The biggest implication of this change is that local communities could see franchise fees dry up overnight. I would expect a cable provider like Windstream to withdraw and cancel their franchise agreements if they fully adopt YouTube TV. If the primary cable provider in a town makes this conversion, then franchise fee payments dry up immediately. Franchise fees are an important part of balancing local government budgets, particularly in smaller towns.

Cancelling franchise agreements also means that all of the local obligations that come with a cable franchise disappear. The cable provider would no longer provide a PEG channel to show local government meetings and other local content. Any subsidies for local government iNets for bringing connectivity to city halls and schools would disappear.

Operational. There are huge operational savings for ISPs that make this conversion. Most of my clients that offer cable TV tell me that 60% or more of calls to customer service are about the cable product. Eliminating traditional cable means reducing customer service calls and reducing truck rolls.

Getting out of the traditional cable business also means getting out of the settop box business. There is a huge operational savings from not having to keep a settop box inventory and keeping boxes operational. Installations get much easier when there is no settop box to connect.

Broadcast Fees. There are also implications for the larger cable market. Online services like YouTube TV are not required to comply with FCC channel lineups and they can offer whatever packages they negotiate with programmers. This means many networks will no longer be carried and will lose the revenue for every customer that makes this conversion. This becomes cord cutting at the corporate level and as 200-channel lineups get shrunk to 70 channels, a lot of monthly fees to programmers evaporate.

If you look at the YouTube TV line-up, you’ll see the most popular networks. For example, the service includes the primary Discovery channel, but not all of the ancillary Discovery channels that come with a traditional TV subscription. This is true throughout the line-up as the service concentrates on the most-popular channels only.

Profitability. The biggest change is to profitability. I expect that if Windstream fully calculated the cost of being in the cable business that they would show no margin or a negative margin.
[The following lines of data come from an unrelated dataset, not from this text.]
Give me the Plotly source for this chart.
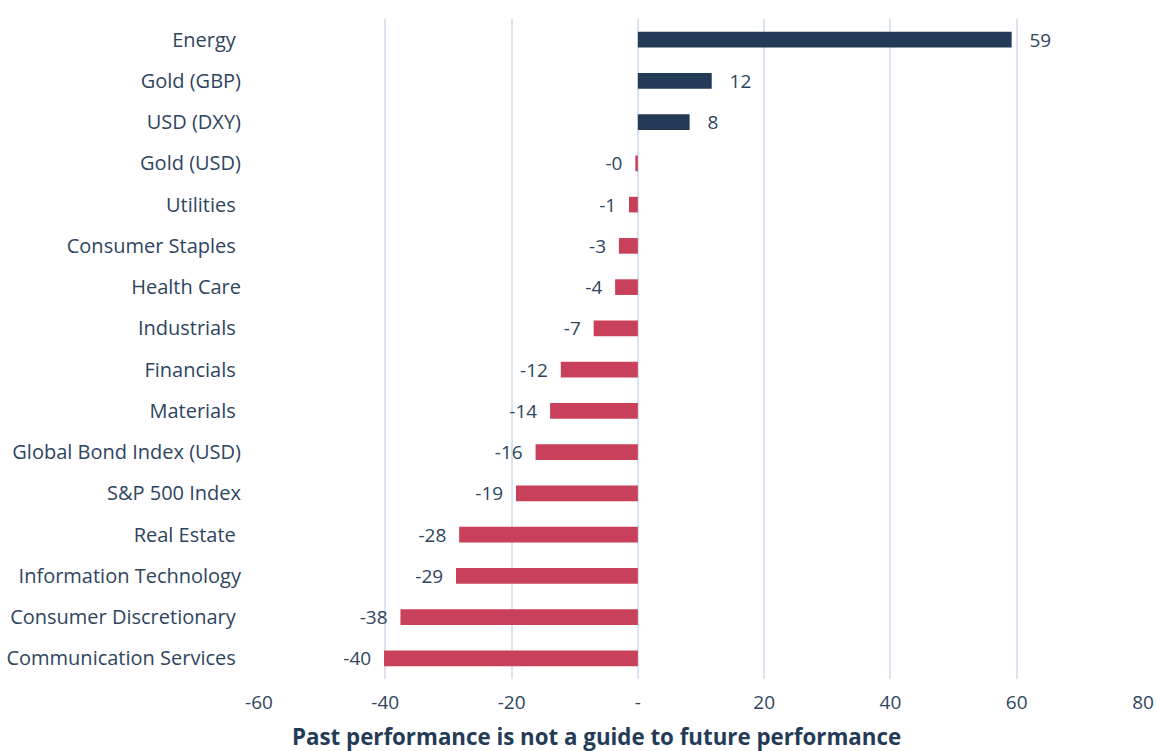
import plotly.graph_objects as go

categories = [
    "Energy ", "Gold (GBP)", "USD (DXY)", "Gold (USD)", "Utilities ",
    "Consumer Staples ", "Health Care", "Industrials ", "Financials ",
    "Materials ", "Global Bond Index (USD)", "S&P 500 Index", "Real Estate ",
    "Information Technology", "Consumer Discretionary ", "Communication Services ",
]
values = [59.2, 11.7, 8.2, -0.4, -1.4, -3.0, -3.6, -7.0, -12.2, -13.9,
          -16.2, -19.3, -28.3, -28.8, -37.6, -40.2]
x_tickvals = [-60, -40, -20, 0, 20, 40, 60, 80]
x_ticktext = ["-60", "-40", "-20", "-", "20", "40", "60", "80"]

NAVY = "#243B58"
RED = "#C8405A"
TEXT = "#2E4560"
GRID = "#D9E4F0"
NB = "\u00a0"
FONT = "Open Sans"

labels = [NB * 3 + f"{v:.0f}" if v >= 0 else f"{v:.0f}" + NB * 2 for v in values]
colors = [NAVY if v >= 0 else RED for v in values]
ticktext_y = [c.replace(" ", NB) if c.endswith(" ") else c for c in categories]

fig = go.Figure(go.Bar(
    x=values, y=categories, orientation="h",
    marker=dict(color=colors, line=dict(width=0)),
    width=0.38,
    text=labels, textposition="outside", constraintext="none",
    textfont=dict(size=19, color=TEXT, family=FONT),
    cliponaxis=False,
    hoverinfo="skip",
))

fig.update_layout(
    width=1157, height=751,
    margin=dict(l=259, r=14, t=19, b=72, autoexpand=False),
    paper_bgcolor="white", plot_bgcolor="white",
    font=dict(family=FONT, size=19, color=TEXT),
    showlegend=False,
    annotations=[dict(
        text="<b>Past performance is not a guide to future performance</b>",
        xref="paper", yref="paper", x=0.382, y=0, yshift=-57,
        xanchor="center", yanchor="middle", showarrow=False,
        font=dict(size=22.3, color=NAVY, family=FONT),
    )],
)
fig.update_xaxes(
    range=[-60, 80], tickvals=x_tickvals, ticktext=x_ticktext,
    showgrid=True, gridcolor=GRID, gridwidth=1.5,
    zeroline=True, zerolinecolor=GRID, zerolinewidth=1.5,
    showline=False, ticks="", ticklabelstandoff=10, automargin=False,
    tickfont=dict(size=19, color=TEXT),
)
fig.update_yaxes(
    categoryorder="array", categoryarray=categories,
    tickvals=categories, ticktext=ticktext_y,
    autorange="reversed", showgrid=False, showline=False, ticks="",
    ticklabelstandoff=17, automargin=False,
    tickfont=dict(size=20, color=TEXT),
)

fig.write_html("out.html", config={"displayModeBar": False},
               post_script="document.body.style.margin='0';")
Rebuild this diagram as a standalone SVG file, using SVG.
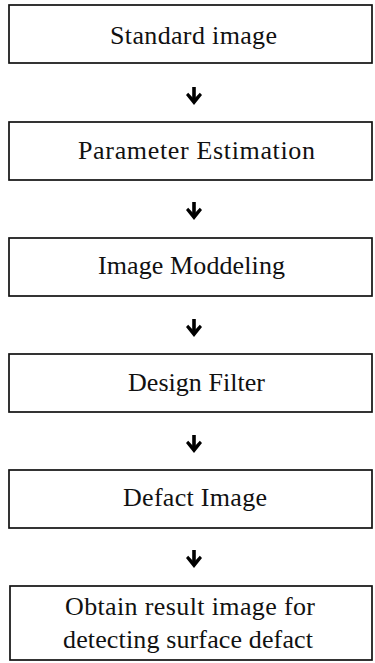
<svg xmlns="http://www.w3.org/2000/svg" width="375" height="663" viewBox="0 0 375 663">
  <style>
    .box { fill: #fff; stroke: #111; stroke-width: 1.7; }
    .label { font-family: 'Liberation Serif', 'DejaVu Serif', 'Times New Roman', serif; font-size: 26px; fill: #111; }
    .stem { stroke: #000; stroke-width: 3.6; fill: none; }
    .head { fill: #000; }
  </style>
  <defs>
    <g id="down-arrow">
      <path class="stem" d="M0,-1 V14"/>
      <path class="head" d="M-8,7 L0,17 L8,7 L5.8,4.8 L0,11 L-5.8,4.8 Z"/>
    </g>
  </defs>
  <rect width="375" height="663" fill="#fff"/>

  <!-- process steps -->
  <g id="standard-image">
    <rect class="box" x="9" y="5" width="363" height="58"/>
    <text class="label" x="110" y="44" textLength="167" lengthAdjust="spacing">Standard image</text>
  </g>
  <g id="parameter-estimation">
    <rect class="box" x="9" y="122" width="363" height="58"/>
    <text class="label" x="78" y="159" textLength="237" lengthAdjust="spacing">Parameter Estimation</text>
  </g>
  <g id="image-modelling">
    <rect class="box" x="9" y="238" width="363" height="58"/>
    <text class="label" x="98" y="274" textLength="187" lengthAdjust="spacing">Image Moddeling</text>
  </g>
  <g id="design-filter">
    <rect class="box" x="9" y="354" width="363" height="58"/>
    <text class="label" x="128" y="391" textLength="137" lengthAdjust="spacing">Design Filter</text>
  </g>
  <g id="defect-image">
    <rect class="box" x="9" y="470" width="363" height="58"/>
    <text class="label" x="123" y="506" textLength="144" lengthAdjust="spacing">Defact Image</text>
  </g>
  <g id="result-image">
    <rect class="box" x="10" y="586" width="362" height="74"/>
    <text class="label" x="65" y="615" textLength="250" lengthAdjust="spacing">Obtain result image for</text>
    <text class="label" x="63" y="648" textLength="250" lengthAdjust="spacing">detecting surface defact</text>
  </g>

  <!-- downward arrows between steps -->
  <g id="connectors">
    <use id="arrow-1" href="#down-arrow" x="194" y="88"/>
    <use id="arrow-2" href="#down-arrow" x="194" y="203"/>
    <use id="arrow-3" href="#down-arrow" x="194" y="320"/>
    <use id="arrow-4" href="#down-arrow" x="194" y="436"/>
    <use id="arrow-5" href="#down-arrow" x="194" y="551"/>
  </g>
</svg>
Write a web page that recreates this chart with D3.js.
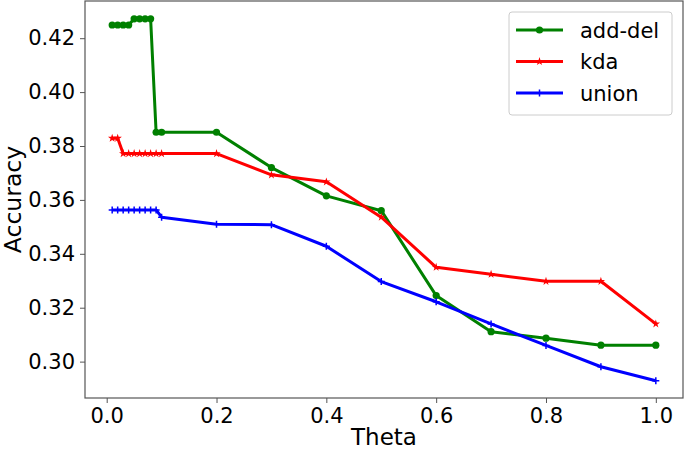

All of the ancillary costs of extra truck rolls, dealing with settop boxes, tracking and reporting franchise fees and taxes, etc. can add up.

I don’t know what YouTube TV will pay to a cable provider like Windstream, but it can’t be much – no more than a few pennies on the dollar. Nobody would make this transition to get rich from the commission fees, but rather to avoid the costs and the hassles of remaining in the traditional cable business.